Do we have any guidelines on X? Often a genuine question coming from a desire to do the right thing. Are you looking for guidelines or to be told what to do?
When the guidelines shared are a set of principles to follow rather than prescriptive answers, the reaction can be disappointment. Sometimes it can go as far as, ‘Just tell me what to do.’
But this is precisely not the point or value of guidelines. Guidelines help us ask good questions, identify options and trade offs; they help us think but do not prescribe answers. They encourage us to think about the context and situation we are in and bring an outside perspective into the mix. They help us to remember things in the ‘heat’ of the moment. Guidelines should help us turn our brains on, not off; they should be ‘anti-robot’.

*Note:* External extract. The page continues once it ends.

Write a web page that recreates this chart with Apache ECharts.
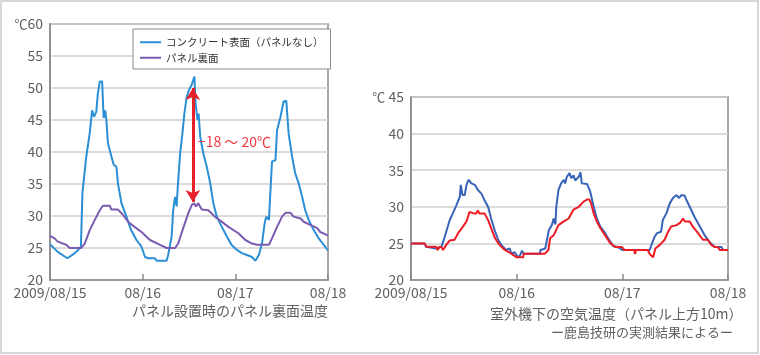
<!DOCTYPE html>
<html><head><meta charset="utf-8">
<script src="https://cdn.jsdelivr.net/npm/echarts@6/dist/echarts.min.js"></script>
<style>html,body{margin:0;padding:0;background:#fff}#c{width:760px;height:355px}</style>
</head><body><div id="c"></div>
<script>
const tickLabels = ['2009/08/15', '08/16', '08/17', '08/18'];
const legendNames = ['コンクリート表面（パネルなし）', 'パネル裏面'];
const annotationText = '−18 ～ 20℃';

// Left chart: concrete surface (no panel) – [hour, °C]
const concreteHours = [0,2,4.5,6,7.3,8,8.4,9.4,10.3,10.9,11.4,12,12.4,12.9,13.5,13.9,14.3,14.6,15,15.9,16.5,17.2,17.6,18.5,19.8,21,22.4,23.7,24.6,25.5,27.2,27.6,30.2,30.6,31.5,31.9,32.4,32.8,33.1,33.7,34.3,34.8,35.4,36,36.7,37.1,37.4,37.7,38.2,38.5,38.9,39.7,40.6,41.5,42.3,43.2,44.5,45.8,47,48.4,49.7,51,52.3,53.2,54.1,54.9,55.6,56,56.7,57.1,57.5,58.4,58.8,59.7,60.5,61.2,61.8,62.7,63.5,64.4,65.3,66.1,67,68.3,69.6,70.9,71.8,72];
const concreteTemps = [25.6,24.4,23.4,24.0,24.7,25.2,33.6,39.3,43,46.5,45.5,46.3,49.2,51,51,45.3,46.5,45,41.4,39.3,38,37.7,35.1,32,29.9,27.8,26.25,25.2,23.6,23.4,23.4,23,23,23.9,26.8,30.9,33,31.5,34.6,39.8,42.9,46,48.6,49.7,50.5,51.25,51.8,47.6,45,46,42.4,39.8,37.7,35.1,32,29.9,28.3,26.8,25.5,24.7,24.2,23.9,23.6,23,23.9,25.7,28.9,29.9,29.4,34,38.5,38.75,43.4,45.5,47.9,48,42.9,39.3,36.7,35.1,33,30.9,29.4,27.8,26.5,25.5,24.8,24.6];

// Left chart: panel back surface
const panelHours = [0,1.2,2,4.2,5.1,8.1,9,10.3,11.6,12.9,13.7,15.5,15.9,17.6,18.9,20.2,21.9,23.7,25.9,28.5,30.2,32.4,33.2,34.5,35.8,36.7,37.3,37.8,38.4,39.3,41,42.7,44.5,46.2,48.8,50.6,52.3,53.6,56.7,57.5,58.8,60.1,61,62.3,63.1,64.9,65.7,67.4,69.2,70,71.8,72];
const panelTemps = [26.9,26.5,26,25.5,25,25,25.7,27.8,29.4,30.9,31.6,31.6,31,31,30.2,29.1,28.3,27.5,26.25,25.5,25,25,25.7,28.1,30.4,31.7,32,31.5,32,31,30.9,29.9,29.1,28.3,27.3,26.25,25.7,25.5,25.5,26.5,28.3,29.9,30.5,30.5,29.9,29.6,29.1,28.6,28.1,27.5,27,26.9];

// Right chart: air temperature under outdoor unit (blue)
const airBlueHours = [0,3.1,3.4,5.7,6.9,7.3,8,8.8,9.5,10.3,11.1,11.3,11.7,12.2,12.6,13.1,13.7,14.5,15.2,16,16.7,17.5,18.2,19,19.8,20.5,21.6,22.4,22.8,23.5,24.3,24.8,25.2,25.6,29.3,29.4,30.5,31.3,32,32.4,32.8,33,33.5,34.1,34.7,35,35.4,36,36.4,36.9,37.3,38.1,38.5,38.8,40,40.7,41.5,42.2,43,44.1,45.3,46,47,48,54.2,54.6,55.3,55.9,56.8,57.2,58,58.8,59.5,60.3,60.9,61.4,62.2,62.5,63.3,64.4,65.6,66.7,67.8,69,70.5,70.9,72];
const airBlueTemps = [25,25,24.55,24.3,24.55,25.2,26.6,28.2,29.1,30.2,31.4,33,31.6,31.6,33,33.7,33.2,33,32.3,31.8,30.9,30,28.4,26.8,25.5,24.8,24.1,24.3,23.6,23.8,23.1,23.4,24.0,23.6,23.6,24.1,24.3,26.8,27.5,28.4,27.6,30,32.3,33.2,33.7,33.2,34.1,34.6,33.9,34.3,33.6,34.1,34.7,33.2,33.1,32.1,30,28.4,27.3,26.4,25.2,24.6,24.5,24.1,24.1,24.3,25.9,26.4,26.6,28.2,29.1,30.5,31.2,31.6,31.2,31.6,31.5,31,30,28.6,27.3,26.1,25.2,24.5,24.5,24.1,24.1];

// Right chart: air temperature (red)
const airRedHours = [0,3.1,3.5,5.7,6.1,6.4,6.9,7.3,8,8.8,9.9,10.7,11.8,12.6,13.3,13.6,14.2,14.8,15.2,15.5,16.7,17.5,18.2,19.1,20.1,21.3,22.8,24,25.5,25.6,30.4,31.2,31.6,32.4,33.5,34.7,35.8,36.9,38.1,39.2,40,40.5,40.9,41.5,42.2,43,44.1,45.3,46.4,47.9,48.5,50.7,50.9,51.1,53.8,54.2,55,55.5,56.5,57.6,58.4,59.1,59.4,60.3,61.1,61.8,62.2,63.3,64,65.2,66.3,67.4,68.2,69,69.7,70.1,72];
const airRedTemps = [25,25,24.55,24.55,24.1,24.5,24.5,24.1,24.8,25.4,25.5,26.4,27.3,28,29.3,29.5,29.1,29.1,29.5,29.1,29.1,28.2,27.1,25.7,24.8,24.1,23.6,23.1,23.1,23.6,23.6,24.1,25.7,26.1,27.5,28,28.4,29.6,30,30.7,31,31,30.5,29.1,28,27.1,26.1,25,24.5,24.5,24.1,24.1,23.55,24.1,24.1,23.55,23.1,24.3,24.8,25.5,26.6,27.3,27.1,27.5,27.8,28.4,28,28,27.3,26.4,25.5,25.5,24.8,24.5,24.5,24.1,24.1];

const annotationTop = [37, 50];
const annotationBottom = [37, 32.2];
const annotationLabelAt = [37, 41.6];

function pairs(xs, ys) { return xs.map((x, i) => [x, ys[i]]); }

const FONT = '"Noto Sans CJK JP", "Noto Sans", sans-serif';
const TXT = '#606060';
const FRAME = '#8a8a8a';
const GRIDC = '#cfcfcf';

function xAxis(gi) {
  return {
    type: 'value', gridIndex: gi, min: 0, max: 72, interval: 24,
    axisLine: { show: true, lineStyle: { color: FRAME, width: 1.5 } },
    axisTick: { show: true, inside: true, length: 6, lineStyle: { color: FRAME, width: 1.5 } },
    splitLine: { show: false },
    axisLabel: { color: TXT, fontSize: 14, fontFamily: FONT, margin: 6,
      formatter: v => tickLabels[Math.round(v / 24)] }
  };
}
function yAxis(gi, max, unitGap) {
  return {
    type: 'value', gridIndex: gi, min: 20, max: max, interval: 5,
    axisLine: { show: true, lineStyle: { color: FRAME, width: 1.5 } },
    axisTick: { show: false },
    splitLine: { show: true, lineStyle: { color: GRIDC, width: 1.5 } },
    axisLabel: { color: TXT, fontSize: 14, fontFamily: FONT, margin: 7,
      formatter: v => v === max ? '{u|℃}' + unitGap + v : String(v),
      rich: { u: { fontSize: 13, color: TXT, fontFamily: FONT } } }
  };
}

const chart = echarts.init(document.getElementById('c'), null, { renderer: 'canvas' });
chart.setOption({
  animation: false,
  backgroundColor: '#fff',
  textStyle: { fontFamily: FONT },
  graphic: [{ type: 'rect', shape: { x: 1, y: 1, width: 757, height: 352 },
    style: { fill: 'none', stroke: '#cccccc', lineWidth: 1.5 }, z: -1 }],
  title: [
    { text: 'パネル設置時のパネル裏面温度', right: 432, top: 304, padding: 0,
      textStyle: { color: TXT, fontSize: 14, fontWeight: 'normal', fontFamily: FONT } },
    { text: '室外機下の空気温度（パネル上方10m）', left: 490, top: 307, padding: 0,
      textStyle: { color: TXT, fontSize: 14, fontWeight: 'normal', fontFamily: FONT } },
    { text: 'ー鹿島技研の実測結果によるー', right: 27, top: 326, padding: 0,
      textStyle: { color: TXT, fontSize: 13, fontWeight: 'normal', fontFamily: FONT } }
  ],
  legend: {
    left: 133, top: 29, orient: 'vertical', data: legendNames,
    backgroundColor: '#fff', borderColor: '#8a8a8a', borderWidth: 1,
    padding: [8, 7, 6, 7], itemGap: 5, itemWidth: 21, itemHeight: 2, icon: 'rect',
    textStyle: { color: '#333', fontSize: 10.5, fontFamily: FONT }
  },
  grid: [
    { left: 50, top: 24, width: 278, height: 256, show: true, borderColor: FRAME, borderWidth: 1.5, backgroundColor: 'transparent' },
    { left: 411, top: 97, width: 317, height: 183, show: true, borderColor: FRAME, borderWidth: 1.5, backgroundColor: 'transparent' }
  ],
  xAxis: [xAxis(0), xAxis(1)],
  yAxis: [yAxis(0, 60, ''), yAxis(1, 45, ' ')],
  series: [
    { name: legendNames[0], type: 'line', xAxisIndex: 0, yAxisIndex: 0, data: pairs(concreteHours, concreteTemps),
      showSymbol: false, symbol: 'none', lineStyle: { color: '#2b8fd6', width: 2 }, itemStyle: { color: '#2b8fd6' },
      markLine: { silent: true, symbol: ['arrow', 'arrow'], symbolSize: [11, 12],
        lineStyle: { color: '#e8202a', width: 3, type: 'solid' }, label: { show: false },
        data: [[{ coord: annotationTop }, { coord: annotationBottom }]] },
      markPoint: { silent: true, symbol: 'circle', symbolSize: 0,
        data: [{ coord: annotationLabelAt, label: { show: true, position: 'right', distance: 5,
          formatter: annotationText, color: '#ef3a44', fontSize: 14, fontFamily: FONT } }] } },
    { name: legendNames[1], type: 'line', xAxisIndex: 0, yAxisIndex: 0, data: pairs(panelHours, panelTemps),
      showSymbol: false, symbol: 'none', lineStyle: { color: '#7a5bb0', width: 2 }, itemStyle: { color: '#7a5bb0' } },
    { name: 'air-blue', type: 'line', xAxisIndex: 1, yAxisIndex: 1, data: pairs(airBlueHours, airBlueTemps),
      showSymbol: false, symbol: 'none', lineStyle: { color: '#3763b8', width: 2 } },
    { name: 'air-red', type: 'line', xAxisIndex: 1, yAxisIndex: 1, data: pairs(airRedHours, airRedTemps),
      showSymbol: false, symbol: 'none', lineStyle: { color: '#ec1c24', width: 2 } }
  ]
});
</script></body></html>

When our teams ask for guidelines but are really asking to be told what to do, it can be an indicator of compliance or fear in culture you work in. Sometimes to help shift this we can ask, ‘what do you think we should do’ and then respond with ‘go ahead, give it a try’. And when things do not go as hoped, asking ‘what did/can you/we learn from this’.
Creating guidelines can also be terrifying if we view them as instruction books with answers. We’ve been programmed through our education to ‘teach to the test’ implying there always is a clear answer. And yet, life is not like that. Creating guidelines becomes less terrifying when they can be viewed as ‘our best questions to explore to date’ and when we view them as works in progress, not final manuscripts.